──────── Data records
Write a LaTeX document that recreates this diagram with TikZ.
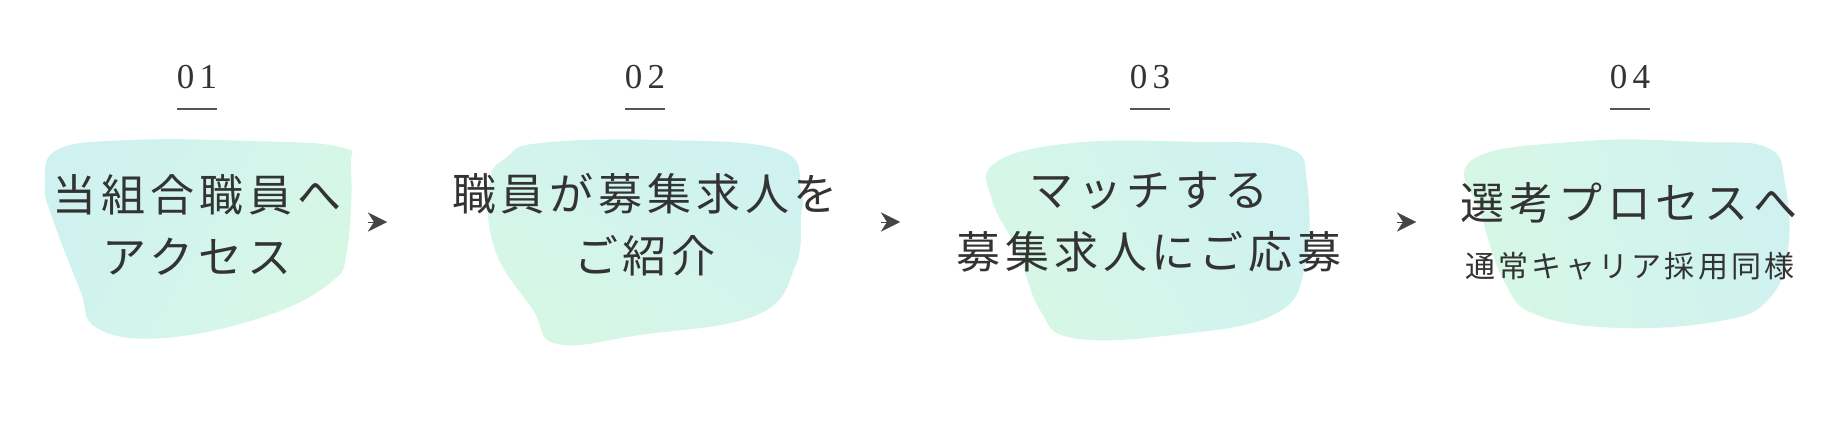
\documentclass[tikz,border=0pt]{standalone}
\usepackage{fontspec}
\newfontfamily\jpfont[LetterSpace=11]{Noto Sans CJK JP}
\newfontfamily\numfont[LetterSpace=15]{Liberation Serif}
\usetikzlibrary{arrows.meta}
\definecolor{inkgray}{HTML}{333333}
\definecolor{rulegray}{HTML}{555555}
\definecolor{arrowgray}{HTML}{444444}
\definecolor{blobcyan}{HTML}{CFF2F1}
\definecolor{blobmint}{HTML}{D7F7E5}
\tikzset{
 steptext/.style={text=inkgray, align=center, inner sep=0, font=\jpfont\fontsize{22}{31}\selectfont},
 subtext/.style={text=inkgray, inner sep=0, font=\jpfont\fontsize{15}{18}\selectfont},
 stepnum/.style={text=inkgray, inner sep=0, font=\numfont\fontsize{17.5}{20}\selectfont},
 flowarrow/.style={arrowgray, line width=.1pt, -{Stealth[length=9.5pt, width=9.5pt, inset=3pt]}}
}

\begin{document}
\begin{tikzpicture} [x=.5pt, y=-.5pt]
\useasboundingbox (0,0) rectangle (1840,440);
% watercolor blobs
\shade[left color=blobcyan, right color=blobmint, shading angle=60] plot[smooth cycle, tension=.7] coordinates {(57,150) (130,140) (250,141) (340,147) (351,168) (347,250) (330,283) (263,317) (163,338) (97,328) (80,290) (52,217) (45,185)};
\shade[left color=blobmint, right color=blobcyan, shading angle=150] plot[smooth cycle, tension=.7] coordinates {(507,157) (540,143) (660,140) (780,150) (801,190) (801,217) (795,267) (757,315) (640,335) (557,344) (533,310) (495,250) (489,183)};
\shade[left color=blobmint, right color=blobcyan, shading angle=120] plot[smooth cycle, tension=.7] coordinates {(995,163) (1073,143) (1200,142) (1288,148) (1307,183) (1305,267) (1273,315) (1173,335) (1073,338) (1040,310) (1017,250) (992,200)};
\shade[left color=blobmint, right color=blobcyan, shading angle=100] plot[smooth cycle, tension=.7] coordinates {(1472,160) (1587,141) (1700,142) (1768,148) (1785,183) (1788,250) (1768,300) (1720,321) (1620,328) (1537,315) (1505,283) (1482,217)};
% step numbers
\foreach \i/\x in {1/197, 2/645, 3/1150, 4/1630} {
 \node[stepnum] (num\i) at (\x,77) {0\i};
 \draw[rulegray, line width=1pt] (\x-20,109) --++(40,0);
}
% step texts
\node[steptext] (step1) at (197,225) {当組合職員へ\\アクセス};
\node[steptext] (step2) at (645,225) {職員が募集求人を\\ご紹介};
\node[steptext] (step3) at (1149,222) {マッチする\\募集求人にご応募};
\node[steptext] (step4) at (1629,203) {選考プロセスへ};
\node[subtext] (step4sub) at (1630,266) {通常キャリア採用同様};
% arrows
\coordinate (arr1a) at (368,222); \coordinate (arr1b) at (387,222);
\coordinate (arr2a) at (881,222); \coordinate (arr2b) at (900,222);
\coordinate (arr3a) at (1397,222); \coordinate (arr3b) at (1416,222);
\foreach \i in {1,2,3} \draw[flowarrow] (arr\i a) -- (arr\i b);
\end{tikzpicture}
\end{document}
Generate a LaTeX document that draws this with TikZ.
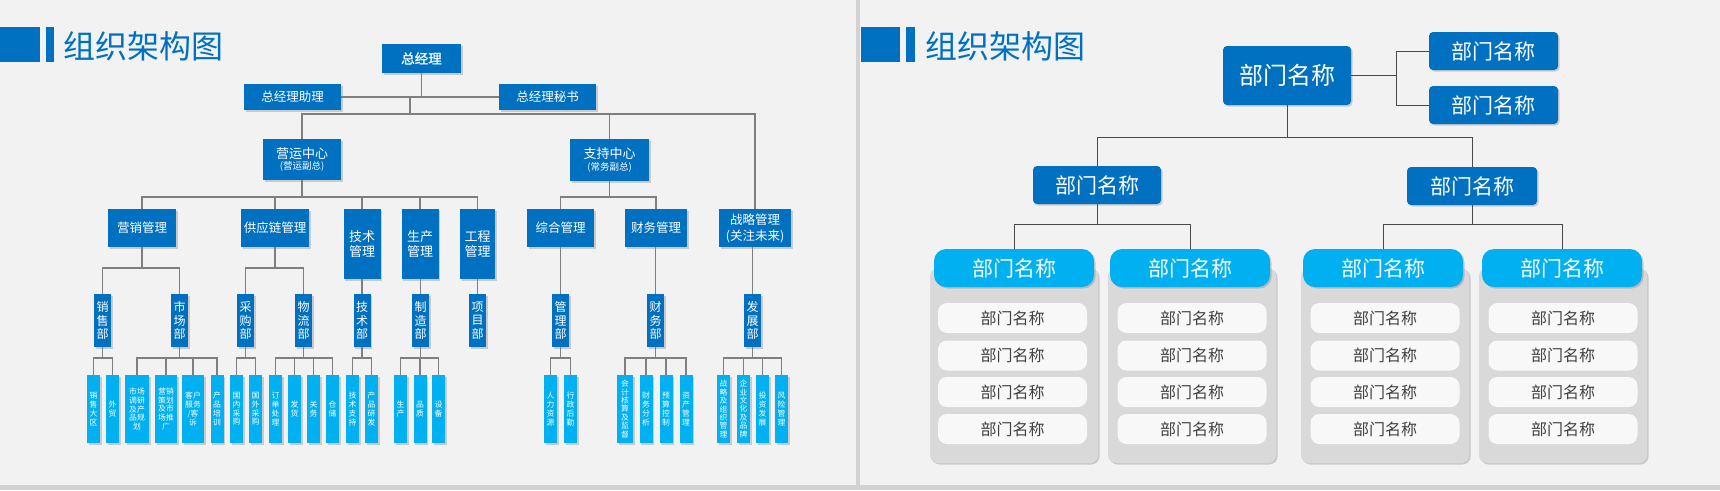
\documentclass[tikz,border=0pt]{standalone}
\usepackage{fontspec}
\setmainfont{Noto Sans CJK SC}
\newfontfamily\cjkbold[FakeBold=1.2]{Noto Sans CJK SC}
\usetikzlibrary{shadows}
\definecolor{bg}{HTML}{F2F2F2}
\definecolor{dblue}{HTML}{0070C0}
\definecolor{lblue}{HTML}{00B0F0}
\definecolor{lnL}{HTML}{7F7F7F}
\definecolor{lnR}{HTML}{4A4A4A}
\definecolor{panelc}{HTML}{D9D9D9}
\definecolor{itemc}{HTML}{F8F8F8}
\definecolor{itemtxt}{HTML}{404040}
\definecolor{divc}{HTML}{D2D2D2}
\newcommand\orgtree[5]{%
  \draw[lnl] (#1.south) -- (#1.south |- #5);
  \draw[lnl] (#2.north) |- (#3.north |- #5) -- (#3.north);
  \foreach \nn in {#4} {\draw[lnl] (\nn.north) -- (\nn.north |- #5);}
}
\tikzset{
  sz/.style 2 args={minimum width=#1pt,minimum height=#2pt},
  shd/.style={drop shadow={shadow xshift=1.5pt,shadow yshift=-1.5pt,opacity=0.35}},
  dbox/.style={fill=dblue,text=white,inner sep=0pt,align=center,shd},
  leaf/.style={fill=lblue,text=white,inner sep=0pt,align=center,shd,minimum width=13pt,minimum height=68pt,font=\fontsize{7.8}{8.8}\selectfont},
  subb/.style={dbox,minimum width=17pt,minimum height=53pt,font=\fontsize{12}{13.3}\selectfont},
  midb/.style={dbox,minimum height=38pt,font=\fontsize{12.5}{16}\selectfont},
  tallb/.style={dbox,minimum width=37pt,minimum height=70pt,font=\fontsize{13}{15}\selectfont},
  lnl/.style={draw=lnL,line width=1.3pt},
  rln/.style={draw=lnR,line width=1pt},
  rbox/.style={fill=dblue,text=white,inner sep=0pt,rounded corners=4pt,shd},
  cyanb/.style={fill=lblue,text=white,inner sep=0pt,rounded corners=12pt,shd,minimum width=160pt,minimum height=38pt,font=\fontsize{21}{24}\selectfont},
  pnl/.style={fill=panelc,rounded corners=8pt,shd,minimum width=168pt,minimum height=195pt,inner sep=0pt},
  itm/.style={fill=itemc,text=itemtxt,rounded corners=9pt,minimum width=149pt,minimum height=30pt,inner sep=0pt,font=\fontsize{16}{18}\selectfont},
  ttl/.style={anchor=west,text=dblue,inner sep=0pt,font=\fontsize{32}{36}\selectfont}
}
\begin{document}
\begin{tikzpicture}[x=1pt,y=-1pt]
\useasboundingbox (0,0) rectangle (1720,490);
\fill[bg] (0,0) rectangle (1720,490);
\fill[divc] (856,0) rectangle (860,485);
\fill[divc] (0,485) rectangle (1720,490);

% titles
\fill[dblue] (0,27) rectangle (39.5,62);
\fill[dblue] (45.5,27) rectangle (54,62);
\node[ttl] (title1) at (63,46) {组织架构图};
\fill[dblue] (861,27) rectangle (900,62);
\fill[dblue] (906,27) rectangle (915,62);
\node[ttl] (title2) at (925,46) {组织架构图};

% ---------- left chart ----------
\node[dbox,sz={79}{29},font=\cjkbold\fontsize{13.5}{16}\selectfont] (gm) at (421.5,58.5) {总经理};
\node[dbox,sz={97}{26},font=\fontsize{12.5}{15}\selectfont] (ast) at (292.5,97) {总经理助理};
\node[dbox,sz={97}{26},font=\fontsize{12.5}{15}\selectfont] (sec) at (547.5,97) {总经理秘书};

\node[dbox,sz={78}{41},font=\fontsize{9.5}{11.5}\selectfont] (ops) at (302,159.5) {{\fontsize{13}{13}\selectfont 营运中心}\\(营运副总)};
\node[dbox,sz={79}{42},font=\fontsize{9.5}{11.5}\selectfont] (sup) at (609.5,160) {{\fontsize{13}{13}\selectfont 支持中心}\\(常务副总)};

\node[midb,minimum width=68pt] (mk) at (142,228) {营销管理};
\node[midb,minimum width=68pt] (sc) at (275,228) {供应链管理};
\node[tallb] (tech) at (362,244) {技术\\管理};
\node[tallb] (prod) at (420,244) {生产\\管理};
\node[tallb,minimum width=35pt] (eng) at (477.5,244) {工程\\管理};
\node[midb,minimum width=67pt] (gen) at (560.5,228) {综合管理};
\node[midb,minimum width=62pt] (fin) at (656,228) {财务管理};
\node[midb,minimum width=72pt] (str) at (755,228) {战略管理\\(关注未来)};

\node[subb] (xs) at (102.5,320.5) {销\\售\\部};
\node[subb] (scb) at (179.5,320.5) {市\\场\\部};
\node[subb] (cgb) at (245.5,320.5) {采\\购\\部};
\node[subb] (wlb) at (303.5,320.5) {物\\流\\部};
\node[subb] (jsb) at (362,320.5) {技\\术\\部};
\node[subb] (zzb) at (420.5,320.5) {制\\造\\部};
\node[subb] (xmb) at (477.5,320.5) {项\\目\\部};
\node[subb] (glb) at (560.5,320.5) {管\\理\\部};
\node[subb] (cwb) at (655.5,320.5) {财\\务\\部};
\node[subb] (fzb) at (752.5,320.5) {发\\展\\部};

\node[leaf] (a1) at (93.5,409) {销\\售\\大\\区};
\node[leaf] (a2) at (112.5,409) {外\\贸};
\node[leaf,minimum width=24pt] (b1) at (137,409) {市场\\调研\\及产\\品规\\划};
\node[leaf,minimum width=22pt] (b2) at (166,409) {营销\\策划\\及市\\场推\\广};
\node[leaf,minimum width=22pt] (b3) at (193,409) {客户\\服务\\/客\\诉};
\node[leaf] (b4) at (217,409) {产\\品\\培\\训};
\node[leaf] (c1) at (236.5,409) {国\\内\\采\\购};
\node[leaf] (c2) at (255.5,409) {国\\外\\采\\购};
\node[leaf] (d1) at (275.5,409) {订\\单\\处\\理};
\node[leaf] (d2) at (294.5,409) {发\\货};
\node[leaf] (d3) at (313.5,409) {关\\务};
\node[leaf] (d4) at (332.5,409) {仓\\储};
\node[leaf] (e1) at (352.5,409) {技\\术\\支\\持};
\node[leaf] (e2) at (371.5,409) {产\\品\\研\\发};
\node[leaf] (f1) at (400.5,409) {生\\产};
\node[leaf] (f2) at (420,409) {品\\质};
\node[leaf] (f3) at (438.5,409) {设\\备};
\node[leaf] (g1) at (550.5,409) {人\\力\\资\\源};
\node[leaf] (g2) at (570.5,409) {行\\政\\后\\勤};
\node[leaf,minimum width=16pt,font=\fontsize{7.8}{8.4}\selectfont] (h1) at (625,409) {会\\计\\核\\算\\及\\监\\督};
\node[leaf] (h2) at (646,409) {财\\务\\分\\析};
\node[leaf] (h3) at (666,409) {预\\算\\控\\制};
\node[leaf] (h4) at (686,409) {资\\产\\管\\理};
\node[leaf,font=\fontsize{7.8}{8.4}\selectfont] (i1) at (723.5,409) {战\\略\\及\\组\\织\\管\\理};
\node[leaf,font=\fontsize{7.8}{8.4}\selectfont] (i2) at (743.5,409) {企\\业\\文\\化\\及\\品\\牌};
\node[leaf] (i3) at (762.5,409) {投\\资\\发\\展};
\node[leaf] (i4) at (781.5,409) {风\\险\\管\\理};

\coordinate (jA) at (410,97);
\coordinate (yT) at (0,114);
\coordinate (yM) at (0,197);
\coordinate (yS) at (0,268);
\coordinate (yL) at (0,358);

\draw[lnl] (gm.south) -- (gm.south |- ast.east);
\draw[lnl] (ast.east) -- (sec.west);
\draw[lnl] (jA) -- (jA |- yT);
\draw[lnl] (ops.north) |- (str.north |- yT) -- (str.north);
\draw[lnl] (sup.north) -- (sup.north |- yT);

\orgtree{ops}{mk}{eng}{mk,sc,tech,prod,eng}{yM}
\orgtree{sup}{gen}{fin}{gen,fin}{yM}
\orgtree{mk}{xs}{scb}{xs,scb}{yS}
\orgtree{sc}{cgb}{wlb}{cgb,wlb}{yS}
\draw[lnl] (jsb.north |- tech.south) -- (jsb.north);
\draw[lnl] (zzb.north |- prod.south) -- (zzb.north);
\draw[lnl] (xmb.north |- eng.south) -- (xmb.north);
\draw[lnl] (glb.north |- gen.south) -- (glb.north);
\draw[lnl] (cwb.north |- fin.south) -- (cwb.north);
\draw[lnl] (fzb.north |- str.south) -- (fzb.north);

\orgtree{xs}{a1}{a2}{a1,a2}{yL}
\orgtree{scb}{b1}{b4}{b1,b2,b3,b4}{yL}
\orgtree{cgb}{c1}{c2}{c1,c2}{yL}
\orgtree{wlb}{d1}{d4}{d1,d2,d3,d4}{yL}
\orgtree{jsb}{e1}{e2}{e1,e2}{yL}
\orgtree{zzb}{f1}{f3}{f1,f2,f3}{yL}
\orgtree{glb}{g1}{g2}{g1,g2}{yL}
\orgtree{cwb}{h1}{h4}{h1,h2,h3,h4}{yL}
\orgtree{fzb}{i1}{i4}{i1,i2,i3,i4}{yL}

% ---------- right chart ----------
\node[rbox,sz={128}{59},font=\fontsize{24}{28}\selectfont] (rt) at (1287,75.5) {部门名称};
\node[rbox,sz={129}{38},font=\fontsize{21}{24}\selectfont] (ru) at (1493.5,51) {部门名称};
\node[rbox,sz={129}{38},font=\fontsize{21}{24}\selectfont] (rl) at (1493.5,105) {部门名称};
\node[rbox,sz={128}{38},font=\fontsize{21}{24}\selectfont] (ml) at (1097,185) {部门名称};
\node[rbox,sz={130}{38},font=\fontsize{21}{24}\selectfont] (mr) at (1472,186) {部门名称};

\node[pnl] (p1) at (1014,365.5) {};
\node[pnl] (p2) at (1192,365.5) {};
\node[pnl] (p3) at (1385,365.5) {};
\node[pnl] (p4) at (1563,365.5) {};
\node[cyanb] (cy1) at (1014,268) {部门名称};
\node[cyanb] (cy2) at (1190,268) {部门名称};
\node[cyanb] (cy3) at (1383,268) {部门名称};
\node[cyanb] (cy4) at (1562,268) {部门名称};
\foreach \cx [count=\i] in {1012.5,1192,1385,1563}
  \foreach \ry [count=\j] in {318,355.5,392,429}
    \node[itm] (it\i\j) at (\cx,\ry) {部门名称};

\coordinate (rJ) at (1396,0);
\coordinate (rB) at (0,137);
\coordinate (rB2) at (0,224);
\draw[rln] (rt.east) -- (rt.east -| rJ);
\draw[rln] (ru.west) -| (rJ |- rl.west) -- (rl.west);
\draw[rln] (rt.south) -- (rt.south |- rB);
\draw[rln] (ml.north) |- (mr.north |- rB) -- (mr.north);
\draw[rln] (ml.south) -- (ml.south |- rB2);
\draw[rln] (cy1.north) |- (cy2.north |- rB2) -- (cy2.north);
\draw[rln] (mr.south) -- (mr.south |- rB2);
\draw[rln] (cy3.north) |- (cy4.north |- rB2) -- (cy4.north);
\end{tikzpicture}
\end{document}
────────────────
**Given instruction:** Look through the entries above and report each line where the string "that" occurs.

**Solution:**
Write a LaTeX document that recreates this diagram with TikZ.
Generate a LaTeX document that draws this with TikZ.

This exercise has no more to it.